One result of going six places in Ravenna yesterday was that I forgot to go look more thoroughly at the woods around Ravenna Ravine; another was that I ran out of time to do so.  So I finally convinced myself to come back today (hike #5) and do the job right before writing this.

In the first area, every single place I tried was just as obviously private property as it was woods.  I didn't think I had any business taking photos.

Turns out the easiest path between the areas where streets contact the woods is through Ravenna Park.  So I also investigated two more things I'd noticed in the park as rendered by Open Street Map.  One turned out to be a large slab of concrete on the western side of the park.  The only obvious thing about it was two basketball hoops; a full court would occupy about a third of the space, and I have no clue what the other two thirds were intended for.  The only attractive thing about it was the couple using the basketball hoops, so I took no photos.

The other thing didn't turn out any more attractive, but I figured in case anyone else's curiosity was whetted by "Ravenna Park Sulfur Spring" (F on the map above), I'd better photograph it anyway and save some people the trip.


As I walked away, I did indeed notice a faint smell of sulfur.  Huh.

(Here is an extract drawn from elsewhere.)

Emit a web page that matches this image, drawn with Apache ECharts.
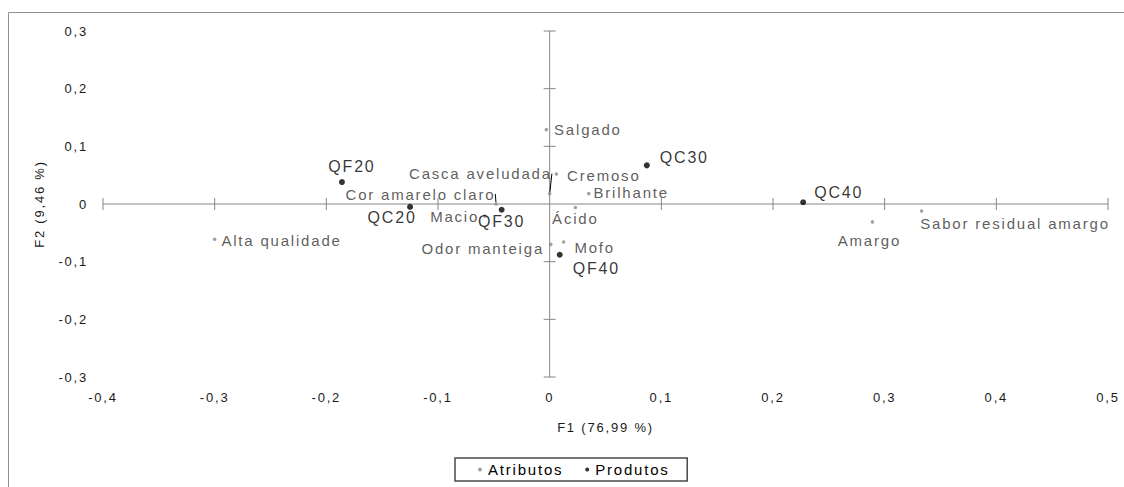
<!DOCTYPE html>
<html>
<head>
<meta charset="utf-8">
<script src="https://cdn.jsdelivr.net/npm/echarts@6/dist/echarts.min.js"></script>
<style>
  html, body { margin: 0; padding: 0; background: #fff; }
  #chart { width: 1124px; height: 487px; letter-spacing: 1.8px; }
</style>
</head>
<body>
<div id="chart"></div>
<script>
// Atributos sensoriais: coordenadas nos fatores F1 (x) e F2 (y)
const atributosNomes = ['Salgado', 'Alta qualidade', 'Amargo', 'Sabor residual amargo', 'Brilhante',
  'Ácido', 'Mofo', 'Odor manteiga', 'Casca aveludada', 'Cremoso', 'Cor amarelo claro', 'Macio'];
const atributosF1 = [-0.003, -0.300, 0.289, 0.333, 0.035, 0.023, 0.0125, 0.001, 0.000, 0.006, -0.048, -0.058];
const atributosF2 = [0.129, -0.061, -0.031, -0.012, 0.018, -0.006, -0.066, -0.070, 0.018, 0.052, 0.000, -0.021];

// Produtos (queijos): coordenadas nos fatores F1 (x) e F2 (y)
const produtosNomes = ['QF20', 'QC20', 'QF30', 'QC30', 'QC40', 'QF40'];
const produtosF1 = [-0.186, -0.125, -0.043, 0.087, 0.227, 0.009];
const produtosF2 = [0.038, -0.005, -0.010, 0.067, 0.003, -0.088];

// Marcas dos eixos
const xTicks = [-0.4, -0.3, -0.2, -0.1, 0, 0.1, 0.2, 0.3, 0.4, 0.5];
const yTicks = [-0.3, -0.2, -0.1, 0, 0.1, 0.2, 0.3];

const FONTE = '"Liberation Sans", Arial, sans-serif';

// Lado do ponto em que fica cada rótulo e deslocamento extra (px)
const rotulosAtributos = {
  'Salgado':               { position: 'right',  dx: 1,  dy: 0 },
  'Alta qualidade':        { position: 'right',  dx: 0,  dy: 1 },
  'Amargo':                { position: 'bottom', dx: -3, dy: 4 },
  'Sabor residual amargo': { position: 'right',  dx: -8, dy: 13 },
  'Brilhante':             { position: 'right',  dx: -2, dy: -1 },
  'Ácido':                 { position: 'bottom', dx: 0,  dy: -3 },
  'Mofo':                  { position: 'right',  dx: 4,  dy: 5 },
  'Odor manteiga':         { position: 'left',   dx: 0,  dy: 4 },
  'Casca aveludada':       { position: 'left',   dx: 9,  dy: -20, guia: true },
  'Cremoso':               { position: 'right',  dx: 4,  dy: 1 },
  'Cor amarelo claro':     { position: 'left',   dx: 6,  dy: -10, guia: true },
  'Macio':                 { position: 'left',   dx: 1,  dy: 0 }
};
const rotulosProdutos = {
  'QF20': { position: 'top',    offset: [10, 0] },
  'QC20': { position: 'bottom', offset: [-18, -5] },
  'QF30': { position: 'bottom', offset: [0, -4] },
  'QC30': { position: 'right',  offset: [5, -8] },
  'QC40': { position: 'right',  offset: [3, -10] },
  'QF40': { position: 'right',  offset: [5, 14] }
};

function fmt(v) {
  if (Math.abs(v) < 1e-9) return '0';
  return v.toFixed(1).replace('.', ',');
}

const dadosAtributos = atributosNomes.map(function (n, i) {
  const r = rotulosAtributos[n];
  const item = {
    name: n,
    value: [atributosF1[i], atributosF2[i]],
    label: { position: r.position }
  };
  if (r.guia) item.labelLine = { show: true };
  return item;
});
const dadosProdutos = produtosNomes.map(function (n, i) {
  return {
    name: n,
    value: [produtosF1[i], produtosF2[i]],
    label: Object.assign({}, rotulosProdutos[n])
  };
});

const chart = echarts.init(document.getElementById('chart'), null, { renderer: 'svg' });

const cinzaEixo = '#868686';

chart.setOption({
  animation: false,
  backgroundColor: '#ffffff',
  textStyle: { fontFamily: FONTE },
  graphic: [{
    type: 'rect',
    silent: true,
    z: -10,
    shape: { x: 8.5, y: 12.5, width: 1300, height: 700 },
    style: { fill: null, stroke: '#8f8f8f', lineWidth: 1 }
  }],
  grid: { left: 103, right: 16, top: 31, bottom: 110, containLabel: false },
  xAxis: {
    type: 'value',
    min: -0.4, max: 0.5, interval: 0.1,
    name: 'F1 (76,99 %)',
    nameLocation: 'middle',
    nameGap: 44,
    nameTextStyle: { color: '#1a1a1a', fontSize: 13, fontFamily: FONTE },
    axisLine: { show: false, onZero: false },
    axisTick: { show: false },
    splitLine: { show: false },
    axisLabel: { color: '#1a1a1a', fontSize: 13, fontFamily: FONTE, margin: 14, formatter: fmt, hideOverlap: false }
  },
  yAxis: {
    type: 'value',
    min: -0.3, max: 0.3, interval: 0.1,
    name: 'F2 (9,46 %)',
    nameLocation: 'middle',
    nameGap: 57,
    nameRotate: 90,
    nameTextStyle: { color: '#1a1a1a', fontSize: 13, fontFamily: FONTE },
    axisLine: { show: false, onZero: false },
    axisTick: { show: false },
    splitLine: { show: false },
    axisLabel: { color: '#1a1a1a', fontSize: 13, fontFamily: FONTE, margin: 15, formatter: fmt, hideOverlap: false }
  },
  legend: {
    data: [
      { name: 'Atributos', itemStyle: { color: '#8a8a8a' } },
      { name: 'Produtos', itemStyle: { color: '#000000' } }
    ],
    left: 455,
    top: 458,
    orient: 'horizontal',
    icon: 'circle',
    itemWidth: 4,
    itemHeight: 4,
    itemGap: 38,
    padding: [4, 32, 4, 23],
    borderColor: '#4a4a4a',
    borderWidth: 1.5,
    borderRadius: 0,
    textStyle: { color: '#000', fontSize: 15, fontFamily: FONTE, padding: [0, 0, 0, 1] },
    selectedMode: false
  },
  series: [
    {
      // Eixos cruzando na origem, com marcas dos dois lados
      type: 'custom',
      name: 'eixos',
      silent: true,
      z: 1,
      data: [[0, 0]],
      renderItem: function (params, api) {
        const kids = [];
        const estilo = { stroke: cinzaEixo, lineWidth: 1 };
        const a = api.coord([xTicks[0], 0]);
        const b = api.coord([xTicks[xTicks.length - 1], 0]);
        kids.push({ type: 'line', shape: { x1: a[0], y1: a[1], x2: b[0], y2: b[1] }, style: estilo });
        const c = api.coord([0, yTicks[0]]);
        const d = api.coord([0, yTicks[yTicks.length - 1]]);
        kids.push({ type: 'line', shape: { x1: c[0], y1: c[1], x2: d[0], y2: d[1] }, style: estilo });
        xTicks.forEach(function (t) {
          if (Math.abs(t) < 1e-9) return;
          const p = api.coord([t, 0]);
          kids.push({ type: 'line', shape: { x1: p[0], y1: p[1] - 6, x2: p[0], y2: p[1] + 6 }, style: estilo });
        });
        yTicks.forEach(function (t) {
          if (Math.abs(t) < 1e-9) return;
          const p = api.coord([0, t]);
          kids.push({ type: 'line', shape: { x1: p[0] - 6, y1: p[1], x2: p[0] + 6, y2: p[1] }, style: estilo });
        });
        return { type: 'group', children: kids };
      }
    },
    {
      name: 'Atributos',
      type: 'scatter',
      z: 3,
      symbol: 'circle',
      symbolSize: 3.5,
      itemStyle: { color: '#8a8a8a' },
      label: {
        show: true,
        formatter: '{b}',
        color: '#333333',
        fontSize: 15,
        fontFamily: FONTE,
        distance: 5
      },
      labelLine: { show: false, lineStyle: { color: '#000000', width: 1 } },
      labelLayout: function (p) {
        const r = rotulosAtributos[atributosNomes[p.dataIndex]];
        return { dx: r.dx, dy: r.dy };
      },
      data: dadosAtributos
    },
    {
      name: 'Produtos',
      type: 'scatter',
      z: 4,
      symbol: 'circle',
      symbolSize: 6,
      itemStyle: { color: '#000000' },
      label: {
        show: true,
        formatter: '{b}',
        color: '#000000',
        fontSize: 16,
        fontFamily: FONTE,
        distance: 5
      },
      data: dadosProdutos
    }
  ]
});
</script>
</body>
</html>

Anyway.  There are two bridges at the south end of Ravenna Ave as it reaches the park.  One takes people to 61st St northwest of the park, the other to 60th St east of the park.  I thought from Open Street Map and what I remembered from the King County parcel viewer (which for some reason won't load on my phone) that those bridges marked the park's boundary.  So I took photos looking northish from each of them.  This one, G on the map, actually probably looks into private woods:


But once I got home and could look at the parcel viewer again, turned out the other is parks department property, an inaccessible part of Ravenna Park across that bridge from the rest.  H on the map.


A railing of the bridge is visible on the lower left of that photo.

The few remaining places on the east side of the woods were as un-photo-worthy as those on the west had been.

Well, all for tonight, dear Diary.  Tomorrow I hope to finish, or at least nearly finish, surveying the buildings of UW's Seattle campus, and then come home and tell you about the remaining part of Ravenna.  Until then, a good night and a good day.